Los Székely Sánchez eran una familia de académicos pero, en el fondo, era otra cosa: una troupe de gitanos, un conjunto de zíngaros tocando chardas apasionadas a la primera provocación. Pancho, mi amigo, tocaba el acordeón, Alberto cantaba con su voz de Igor Chaliapin. Extraña musicalidad de esa casa encantada donde el romanticismo europeo de fin de siglo entonaba nostálgicas canciones mexicanas.
Un día comprendí por qué esa alegría nunca sería perfecta: don Géza y su mujer habían perdido a una hija: Ana Guizella. Pero tenían nuevas alegrías. Como la del chiquillo pelirrojo que jugaba por ahí. Era el nieto de la tribu, Louis, a quien doña Rosario cuidaba por las mañanas. Recientemente, falleció también el benjamín, Gustavo, pero ante el infinito pesar a doña Rosario le han llegado nuevas alegrías, como la carrera extraordinaria de aquel niño, ahora convertido en Louis C. K.: más que en una celebridad o un Stand-up Comedian, uno de los grandes filósofos morales del siglo XXI.
Cuando mi amigo se fue a estudiar fuera del país, frecuenté menos la casa de Xola. Pancho ha sido toda su vida un Judío Errante, pero en sus fugaces visitas a México me invitaba a comer con los padres. Me conmovía verlos tomados de las manos.
Don Géza vivió más de 90 años. En 1994 acudí a su velorio en la Capilla Gayosso. Ahí estaban doña Rosario y sus hijos. El Obispo Samuel Ruiz ofició una misa. Algunos de sus hijos me llamaron a un rincón. Traían consigo un Majzor, libro de plegarías en hebreo. Me pedían que los ayudara recitar el Kaddish. Lo hicimos palabra por palabra, en mi rudimentario hebreo. De pronto, Pancho me llamó a un lado para decirme que ese libro de plegarias era el que usaba su padre cuando ya muy anciano, en los balcones de su casa, volvía quizá a su primera juventud, antes de aventurarse a descubrir por su cuenta el Nuevo Mundo.
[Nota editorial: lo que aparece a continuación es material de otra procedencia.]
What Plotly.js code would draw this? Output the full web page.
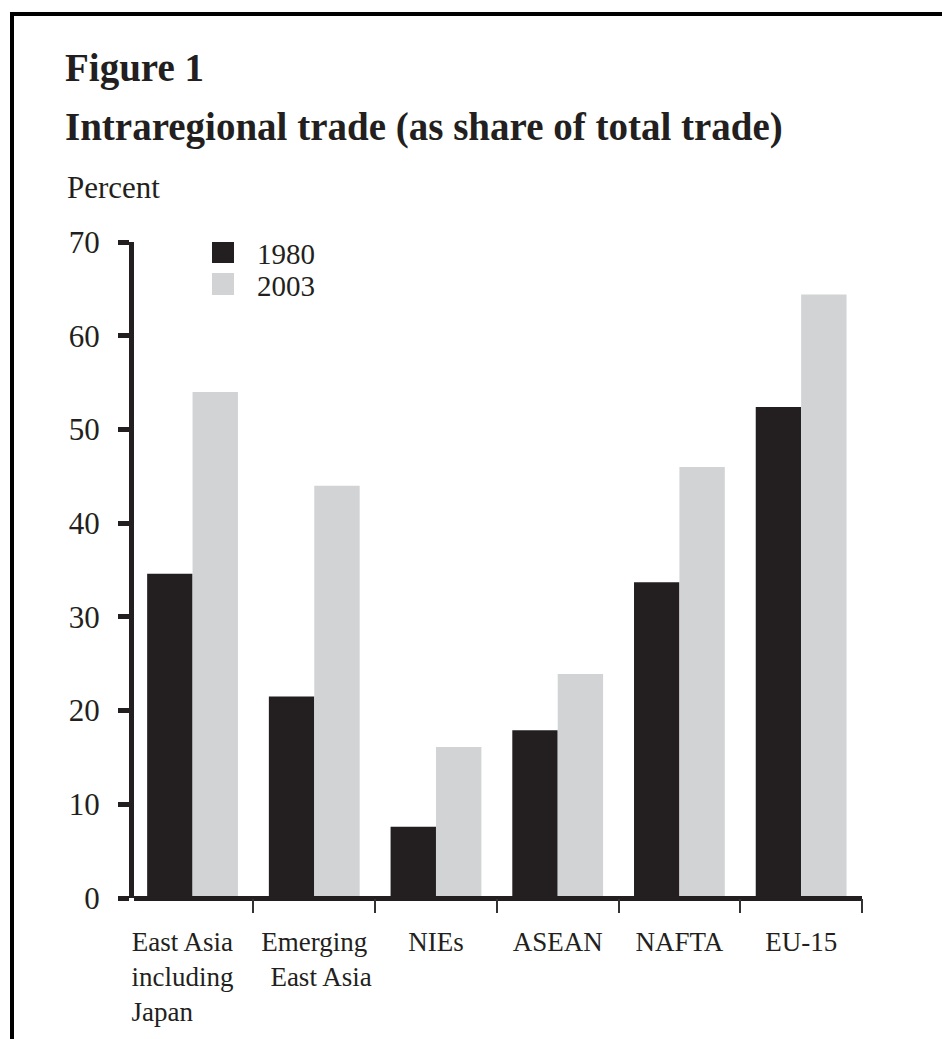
<!DOCTYPE html>
<html>
<head>
<meta charset="utf-8">
<script src="https://cdn.plot.ly/plotly-3.0.1.min.js"></script>
<style>
  html, body { margin: 0; padding: 0; background: #ffffff; overflow: hidden; }
  #frame { position: absolute; left: 10px; top: 12px; width: 2000px; height: 2000px;
           border-top: 4px solid #000; border-left: 4px solid #000; z-index: 5; pointer-events: none; }
  #chart { position: absolute; left: 0; top: 0; width: 942px; height: 1039px; }
</style>
</head>
<body>
<div id="frame"></div>
<div id="chart"></div>
<script>
// ---- data ----
const NB = "\u00a0";
const categories = [
  "East Asia" + NB.repeat(3) + "<br>including" + NB.repeat(3) + "<br>Japan" + NB.repeat(9),
  "Emerging<br>" + NB.repeat(2) + "East Asia",
  "NIEs",
  "ASEAN",
  "NAFTA",
  "EU-15"
];
const seriesNames = ["1980", "2003"];
const values1980 = [34.6, 21.5, 7.6, 17.9, 33.7, 52.4];
const values2003 = [54.0, 44.0, 16.1, 23.9, 46.0, 64.4];
const yTickValues = [0, 10, 20, 30, 40, 50, 60, 70];

// ---- style ----
const DARK = "#231f20";
const LIGHT = "#d1d3d4";
const FONT = "Liberation Serif, Times New Roman, serif";

// plot-area pixel frame
const L = 134, R = 862, T = 242, B = 898;
const W = R - L, H = B - T;
const px2x = p => (p - L) / W;
const px2y = p => (B - p) / H;

const traces = [
  { type: "bar", name: seriesNames[0], x: categories, y: values1980,
    marker: { color: DARK, line: { width: 0 } }, hoverinfo: "x+y+name" },
  { type: "bar", name: seriesNames[1], x: categories, y: values2003,
    marker: { color: LIGHT, line: { width: 0 } }, hoverinfo: "x+y+name" }
];

const layout = {
  width: 942, height: 1039,
  margin: { l: L, r: 942 - R, t: T, b: 1039 - B, pad: 0 },
  paper_bgcolor: "rgba(0,0,0,0)",
  plot_bgcolor: "rgba(0,0,0,0)",
  showlegend: false,
  barmode: "group",
  bargap: 0.254,
  bargroupgap: 0,
  font: { family: FONT, color: DARK },
  xaxis: {
    type: "category",
    range: [-0.481, 5.5],
    tickson: "boundaries",
    tickangle: 0,
    ticks: "outside", ticklen: 14, tickwidth: 2, tickcolor: "#333",
    ticklabelstandoff: 25,
    showline: false, showgrid: false, zeroline: false,
    tickfont: { family: FONT, size: 27, color: DARK },
    fixedrange: true
  },
  yaxis: {
    range: [0, 70],
    tickvals: yTickValues,
    ticktext: yTickValues.map(String),
    ticks: "outside", ticklen: 11, tickwidth: 5, tickcolor: DARK,
    ticklabelstandoff: 12,
    showline: true, linewidth: 5, linecolor: DARK,
    showgrid: false,
    zeroline: true, zerolinewidth: 5, zerolinecolor: DARK, zerolinelayer: "above traces",
    tickfont: { family: FONT, size: 31, color: DARK },
    fixedrange: true
  },
  shapes: [
    { type: "rect", xref: "paper", yref: "paper", layer: "above",
      x0: px2x(212), x1: px2x(234), y0: px2y(263), y1: px2y(242),
      fillcolor: DARK, line: { width: 0 } },
    { type: "rect", xref: "paper", yref: "paper", layer: "above",
      x0: px2x(212), x1: px2x(234), y0: px2y(295), y1: px2y(273),
      fillcolor: LIGHT, line: { width: 0 } }
  ],
  annotations: [
    { text: "<b>Figure 1</b>", xref: "paper", yref: "paper", x: px2x(63), y: px2y(44),
      xanchor: "left", yanchor: "top", showarrow: false, align: "left",
      font: { family: FONT, size: 39, color: DARK } },
    { text: "<b>Intraregional trade (as share of total trade)</b>", xref: "paper", yref: "paper",
      x: px2x(63), y: px2y(103), xanchor: "left", yanchor: "top", showarrow: false, align: "left",
      font: { family: FONT, size: 39, color: DARK } },
    { text: "Percent", xref: "paper", yref: "paper", x: px2x(65), y: px2y(168),
      xanchor: "left", yanchor: "top", showarrow: false, align: "left",
      font: { family: FONT, size: 31, color: DARK } },
    { text: seriesNames[0], xref: "paper", yref: "paper", x: px2x(255), y: px2y(236),
      xanchor: "left", yanchor: "top", showarrow: false, align: "left",
      font: { family: FONT, size: 29, color: DARK } },
    { text: seriesNames[1], xref: "paper", yref: "paper", x: px2x(255), y: px2y(268),
      xanchor: "left", yanchor: "top", showarrow: false, align: "left",
      font: { family: FONT, size: 29, color: DARK } }
  ]
};

Plotly.newPlot("chart", traces, layout, { displayModeBar: false, staticPlot: true });
</script>
</body>
</html>
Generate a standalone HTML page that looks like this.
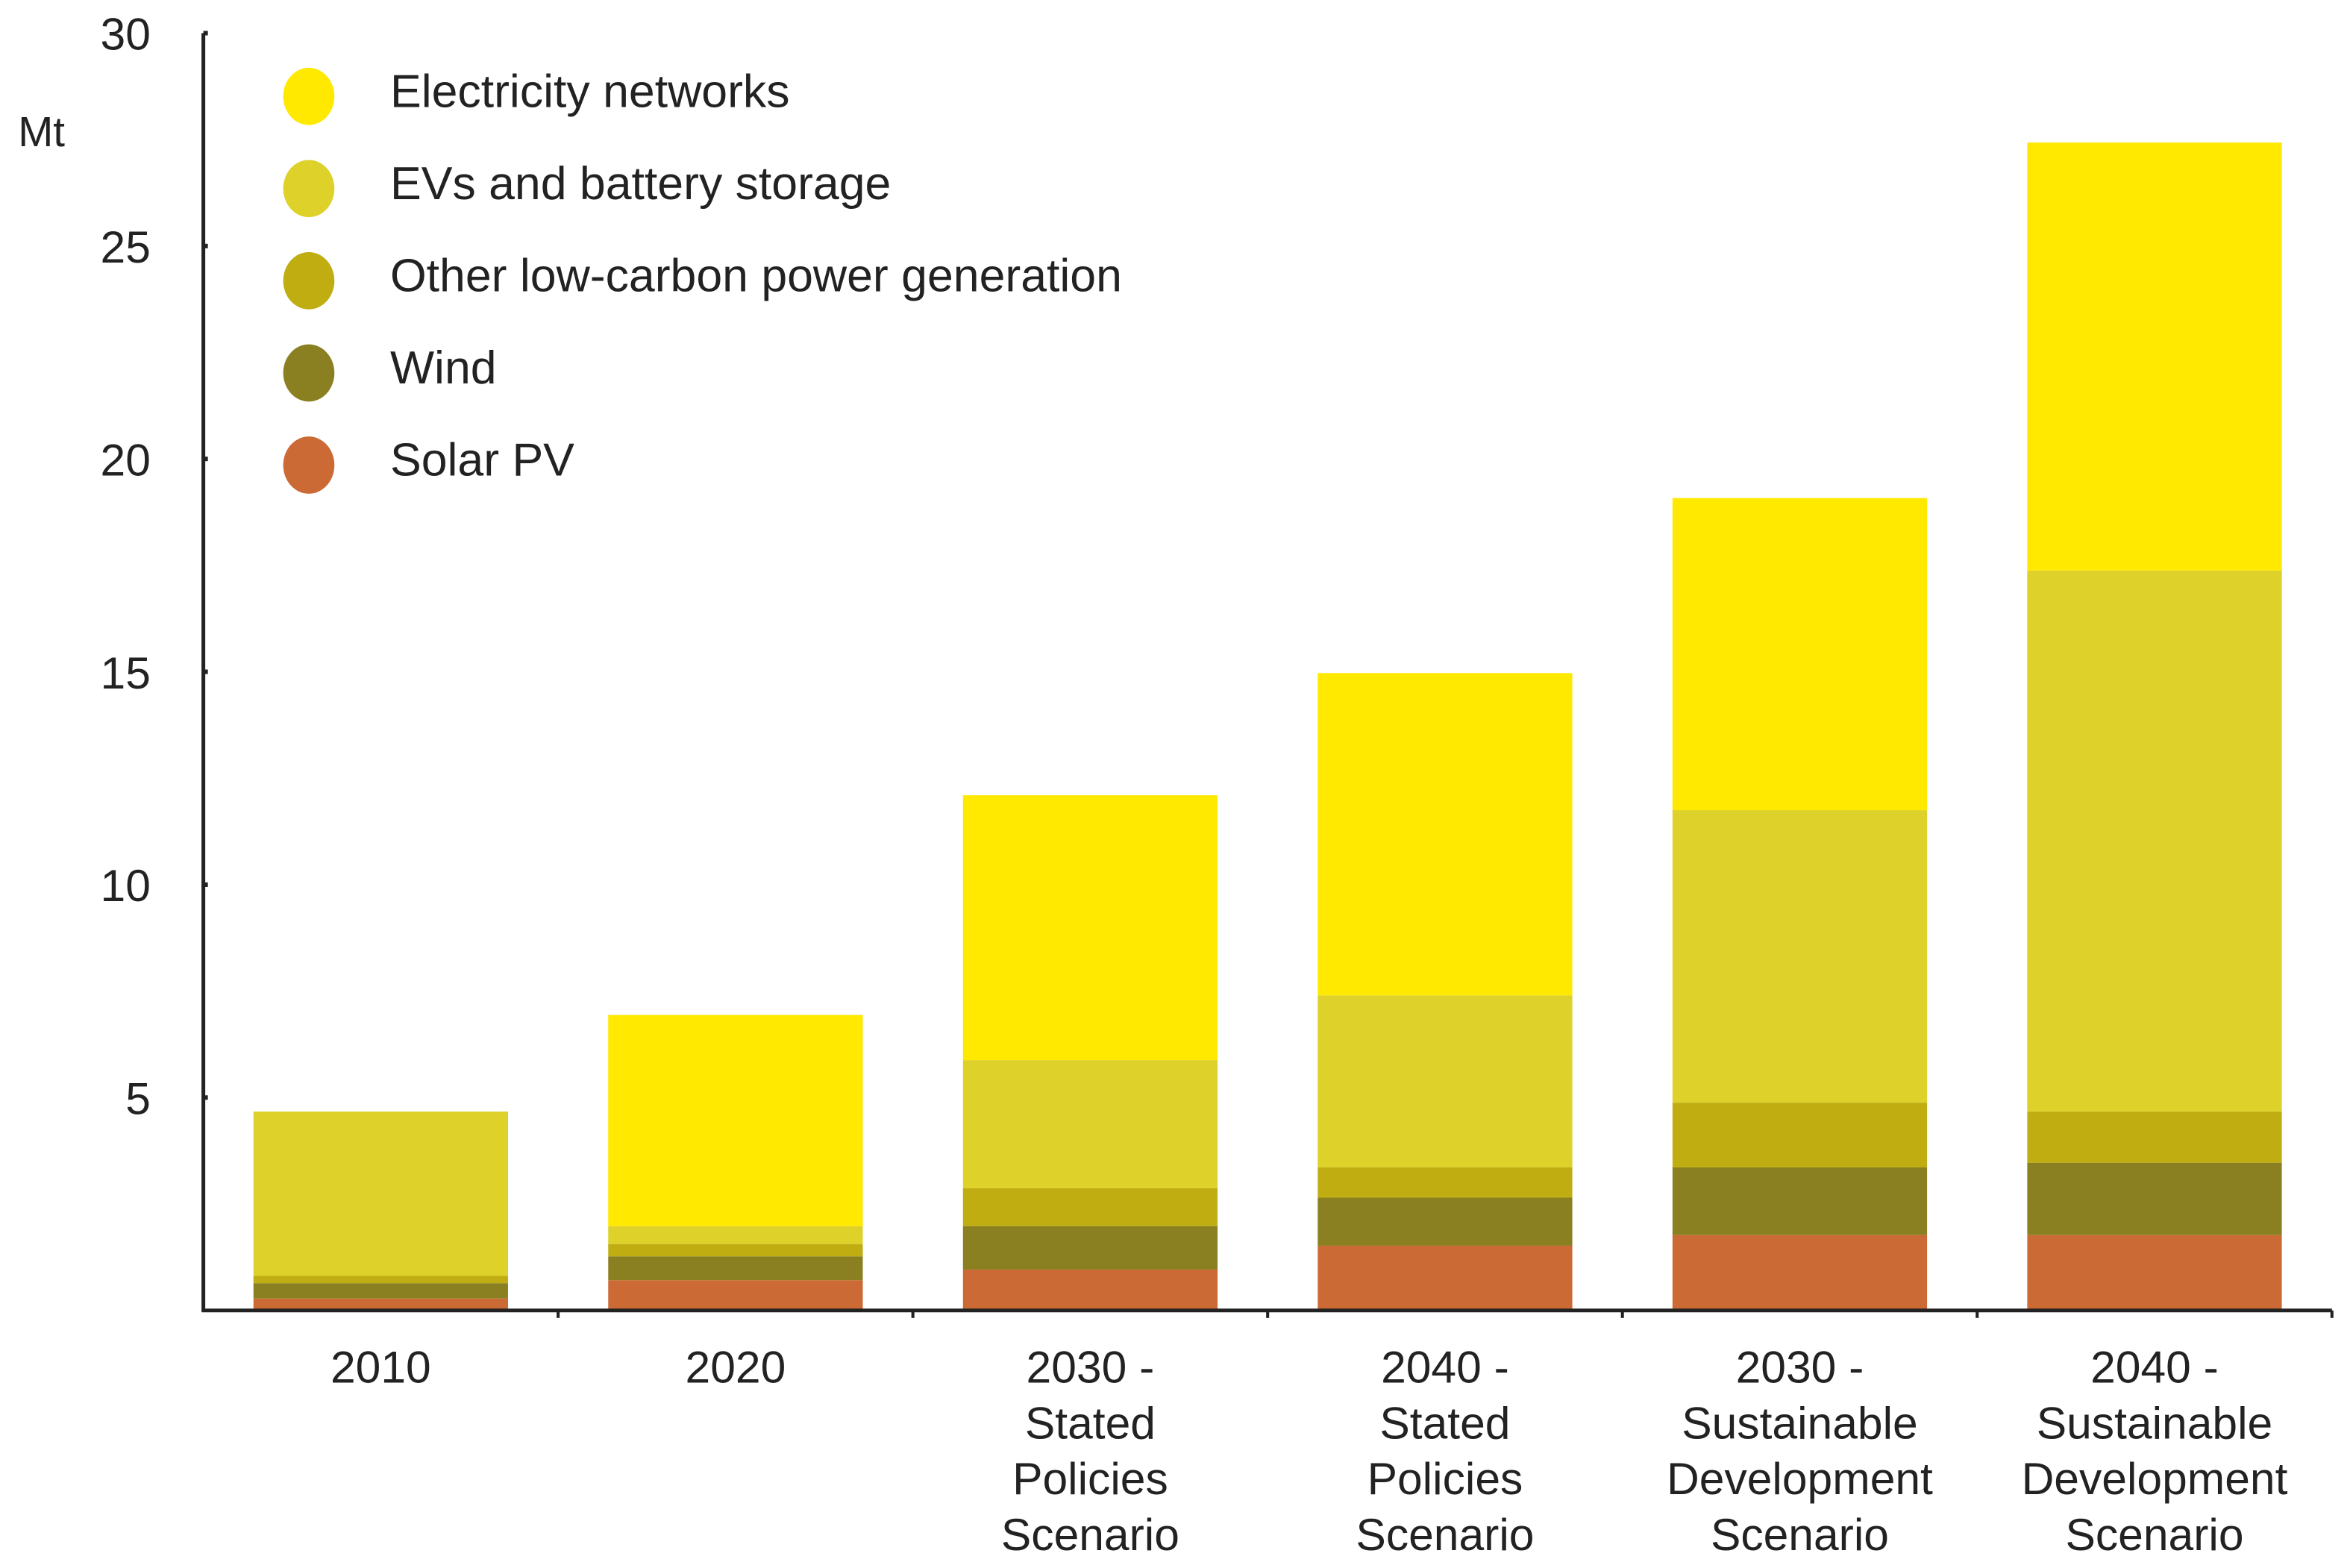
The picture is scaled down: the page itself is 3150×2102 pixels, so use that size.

A veces paso por la calle de Xola y volteo a la casa de los Székely. Se han ido las palmeras, el camellón y el Buick, pero todo sigue igual. Rodeada de recuerdos y presencias de su pueblo errante, doña Rosario festejará hoy su centenario. Tal vez estos días me aventuraré a tocar la puerta. Y quizá, tras las cortinas, vea aparecer de pronto el noble rostro de don Géza, con su melancólica sonrisa, dándome la bienvenida y diciéndome adiós.